The full process can be accessed on myGitHub.

Data Analysis and Interpretation

Response Rate Performance: The Whole Week

Based on the sample collected, performance on the exposed (treatment) group is slightly better than the control one.

Response rate of the static ad: 14.39%
Response rate of the interactive ad: 16.40%
P-value: 0.020890071898846684

Response Rate Performance: Weekdays vs Weekends

To avoid the potential difference in user behavior between weekend and weekdays, the sample is divided into two groups (weekend and the weekdays)

Unfortunately, only the interaction recorded on the weekdays that have sufficient sample size (min. 1796 for each exposed and control).

Performance on the Weekdays

There’s an increase in treatment group compared to the control one.
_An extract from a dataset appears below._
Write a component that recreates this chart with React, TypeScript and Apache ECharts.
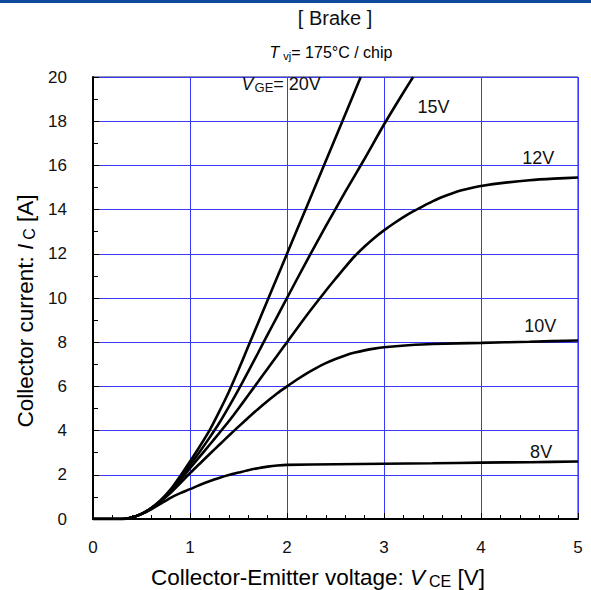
import React, { useEffect, useRef } from 'react';
import * as echarts from 'echarts';

const FONT = '"Liberation Sans", Arial, sans-serif';

// Axis ranges / tick definitions
const X_MIN = 0;
const X_MAX = 5;
const X_STEP = 1;
const Y_MIN = 0;
const Y_MAX = 20;
const Y_STEP = 2;

// Output characteristic curves: [VCE (V), IC (A)]
const curve8V: number[][] = [
  [0, 0], [0.3, 0], [0.4, 0.07], [0.5, 0.22], [0.6, 0.44], [0.7, 0.7], [0.8, 0.96],
  [0.9, 1.17], [1.0, 1.35], [1.1, 1.54], [1.2, 1.71], [1.3, 1.86], [1.4, 1.99],
  [1.5, 2.1], [1.6, 2.21], [1.7, 2.3], [1.8, 2.37], [1.9, 2.42], [2.0, 2.45],
  [2.5, 2.48], [3.0, 2.5], [3.5, 2.52], [4.0, 2.55], [4.5, 2.57], [5.0, 2.6],
];
const curve10V: number[][] = [
  [0, 0], [0.3, 0], [0.4, 0.07], [0.5, 0.23], [0.6, 0.47], [0.7, 0.8], [0.8, 1.18],
  [0.9, 1.62], [1.0, 2.08], [1.1, 2.5], [1.2, 2.93], [1.3, 3.35], [1.4, 3.77],
  [1.5, 4.18], [1.6, 4.58], [1.7, 4.97], [1.8, 5.34], [1.9, 5.69], [2.0, 6.0],
  [2.1, 6.3], [2.2, 6.58], [2.3, 6.83], [2.4, 7.05], [2.5, 7.24], [2.6, 7.4],
  [2.7, 7.53], [2.8, 7.63], [2.9, 7.71], [3.0, 7.77], [3.25, 7.86],
  [3.5, 7.92], [4.0, 7.97], [4.5, 8.02], [5.0, 8.08],
];
const curve12V: number[][] = [
  [0, 0], [0.3, 0], [0.4, 0.07], [0.5, 0.23], [0.6, 0.48], [0.7, 0.82], [0.8, 1.24],
  [0.9, 1.76], [1.0, 2.3], [1.1, 2.82], [1.2, 3.35], [1.3, 3.88], [1.4, 4.42],
  [1.5, 5.0], [1.6, 5.6], [1.7, 6.2], [1.8, 6.8], [1.9, 7.4], [2.0, 8.0],
  [2.2, 9.2], [2.4, 10.33], [2.5, 10.87], [2.6, 11.4], [2.7, 11.9], [2.8, 12.33],
  [2.9, 12.72], [3.0, 13.06], [3.1, 13.37], [3.2, 13.66], [3.3, 13.92],
  [3.4, 14.15], [3.5, 14.37], [3.6, 14.57], [3.7, 14.73], [3.8, 14.87],
  [3.9, 14.98], [4.0, 15.07], [4.25, 15.22], [4.5, 15.33], [4.75, 15.4], [5.0, 15.45],
];
const curve15V: number[][] = [
  [0, 0], [0.3, 0], [0.4, 0.07], [0.5, 0.23], [0.6, 0.49], [0.7, 0.84], [0.8, 1.28],
  [0.9, 1.84], [1.0, 2.44], [1.1, 3.04], [1.2, 3.67], [1.3, 4.33], [1.4, 5.07],
  [1.5, 5.85], [1.6, 6.67], [1.7, 7.5], [1.8, 8.34], [1.9, 9.17], [2.0, 10.0],
  [2.2, 11.65], [2.4, 13.25], [2.6, 14.8], [2.8, 16.3], [3.0, 17.85], [3.2, 19.3],
  [3.3, 20.0],
];
const curve20V: number[][] = [
  [0, 0], [0.3, 0], [0.4, 0.07], [0.5, 0.23], [0.6, 0.5], [0.7, 0.86], [0.8, 1.34],
  [0.9, 1.95], [1.0, 2.6], [1.1, 3.28], [1.2, 4.0], [1.3, 4.85], [1.4, 5.75],
  [1.5, 6.75], [1.6, 7.8], [1.7, 8.85], [1.8, 9.9], [1.9, 10.95], [2.0, 12.0],
  [2.2, 14.1], [2.4, 16.2], [2.6, 18.3], [2.76, 20.0],
];

const curves = [curve8V, curve10V, curve12V, curve15V, curve20V];
const curveNames = ['8V', '10V', '12V', '15V', '20V'];

// Curve annotations (data coordinates)
const labelX = [1.94, 3.51, 4.59, 4.61, 4.62];
const labelY = [19.7, 18.65, 16.35, 8.73, 3.05];
const labelText = ['{it|V}{sub|GE}{n|= 20V}', '{n|15V}', '{n|12V}', '{n|10V}', '{n|8V}'];

const titleText = '[ Brake ]';
const subtitleRich = '{it|T}{sub|vj}{n|= 175°C / chip}';
const xName = '{n|Collector-Emitter voltage: }{it|V}{sub|CE}{n| [V]}';
const yName = '{n|Collector current: }{it|I}{sub|C}{n| [A]}';

export default function App() {
  const ref = useRef<HTMLDivElement>(null);
  useEffect(() => {
    if (!ref.current) return;
    const chart = echarts.init(ref.current, undefined, { renderer: 'svg' });
    const rich16 = {
      n: { fontSize: 16, fontFamily: FONT, color: '#111' },
      it: { fontSize: 16, fontFamily: FONT, fontStyle: 'italic', color: '#111' },
      sub: { fontSize: 11, fontFamily: FONT, color: '#111', padding: [7, 0, 0, 4] },
    };
    const rich18 = {
      n: { fontSize: 18, fontFamily: FONT, color: '#111' },
      it: { fontSize: 18, fontFamily: FONT, fontStyle: 'italic', color: '#111' },
      sub: { fontSize: 13, fontFamily: FONT, color: '#111', padding: [7, 0, 0, 1] },
    };
    const rich23 = {
      n: { fontSize: 22.5, fontFamily: FONT, color: '#111' },
      it: { fontSize: 22.5, fontFamily: FONT, fontStyle: 'italic', color: '#111' },
      sub: { fontSize: 16, fontFamily: FONT, color: '#111', padding: [8, 0, 0, 4] },
    };
    const option: any = {
      animation: false,
      backgroundColor: '#fff',
      grid: {
        left: 93, right: 13, top: 77, bottom: 71,
        show: true, borderColor: '#20205a', borderWidth: 1, backgroundColor: 'transparent',
      },
      graphic: [
        { type: 'rect', left: 0, top: 0, shape: { x: 0, y: 0, width: 591, height: 3 }, style: { fill: '#0d4a9c' }, silent: true },
        {
          type: 'text', x: 335, y: 18,
          style: { text: titleText, fontSize: 20, fontFamily: FONT, fill: '#111', align: 'center', verticalAlign: 'middle' },
        },
        {
          type: 'text', x: 331, y: 52,
          style: { text: subtitleRich, rich: rich16, align: 'center', verticalAlign: 'middle' },
        },
        {
          type: 'text', x: 318, y: 577,
          style: { text: xName, rich: rich23, align: 'center', verticalAlign: 'middle' },
        },
        {
          type: 'text', x: 25, y: 311, rotation: Math.PI / 2,
          style: { text: yName, rich: rich23, align: 'center', verticalAlign: 'middle' },
        },
      ],
      xAxis: {
        type: 'value', min: X_MIN, max: X_MAX, interval: X_STEP,
        axisLine: { show: true, onZero: false, lineStyle: { color: '#000', width: 2 } },
        axisTick: { show: true, inside: true, length: 6, lineStyle: { color: '#000', width: 1 } },
        minorTick: { show: true, splitNumber: 5, length: 4, lineStyle: { color: '#000', width: 1 } },
        axisLabel: { fontSize: 17, fontFamily: FONT, color: '#111', margin: 20 },
        splitLine: { show: true, lineStyle: { color: '#3a3aff', width: 1 } },
      },
      yAxis: {
        type: 'value', min: Y_MIN, max: Y_MAX, interval: Y_STEP,
        axisLine: { show: true, onZero: false, lineStyle: { color: '#000', width: 2 } },
        axisTick: { show: true, inside: true, length: 6, lineStyle: { color: '#000', width: 1 } },
        minorTick: { show: true, splitNumber: 2, length: 5, lineStyle: { color: '#000', width: 1 } },
        axisLabel: { fontSize: 17, fontFamily: FONT, color: '#111', margin: 26 },
        splitLine: { show: true, lineStyle: { color: '#3a3aff', width: 1 } },
      },
      series: [
        ...curves.map((d, k) => ({
          name: curveNames[k],
          type: 'line',
          data: d,
          showSymbol: false,
          smooth: 0.25,
          lineStyle: { color: '#000', width: 2.6 },
          silent: true,
          clip: true,
          z: 3,
        })),
        {
          type: 'scatter',
          symbolSize: 0,
          silent: true,
          itemStyle: { opacity: 1 },
          data: labelX.map((x, k) => ({ value: [x, labelY[k]], label: { formatter: labelText[k] } })),
          label: {
            show: true, position: 'inside', fontSize: 18, fontFamily: FONT, color: '#111',
            opacity: 1, rich: rich18,
          },
          z: 4,
        },
      ],
    };
    chart.setOption(option);
    return () => chart.dispose();
  }, []);
  return (
    <div
      ref={ref}
      style={{ position: 'fixed', left: 0, top: 0, width: 591, height: 590, background: '#fff' }}
    />
  );
}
The increase is also statistically significant with p-value of 0.042.

Performance on the Weekends

There’s also an increase in treatment group compared to the control one. However we don’t have enough sample to tun the statistical test.

Response Rate Performance by Device OS Type

Here are the data points collected based on the device OS type. As it turned out, we only have enough data to do statistical test on the device OS 6.

Performance on Device OS 5

Based on the data points collected, there’s a decrease in response rate of treatment group compared to the control group.

However, there’s not enough samples to conclude that this difference in performance is statistically significant.

Performance on Device OS 6

There’s an increase in response rate but after we run the statistical test, turned out it was not statistically significant with p-value of 0.177.

Conclusion

After running the several two samples proportion Z-test, it’s found out that we can reject the null hypothesis and accept that the response rate of the interactive ad is bigger than the static one on these situation.

Recommendation

Even though the interactive ad (treatment) is significantly better statistically than the static ad (control), it’s still inconclusive whether if the increase in performance will give any practical impact to the business.

Thus said, by incorporating additional business context to the improved performance, it would give a more contextual outlook on the result.

Moreover, due to the lack of sample size, we couldn’t conduct statistical test on the response rate performance in the weekends nor the performance on the device OS 5. Increasing the number of data collected would give more comprehensive analysis.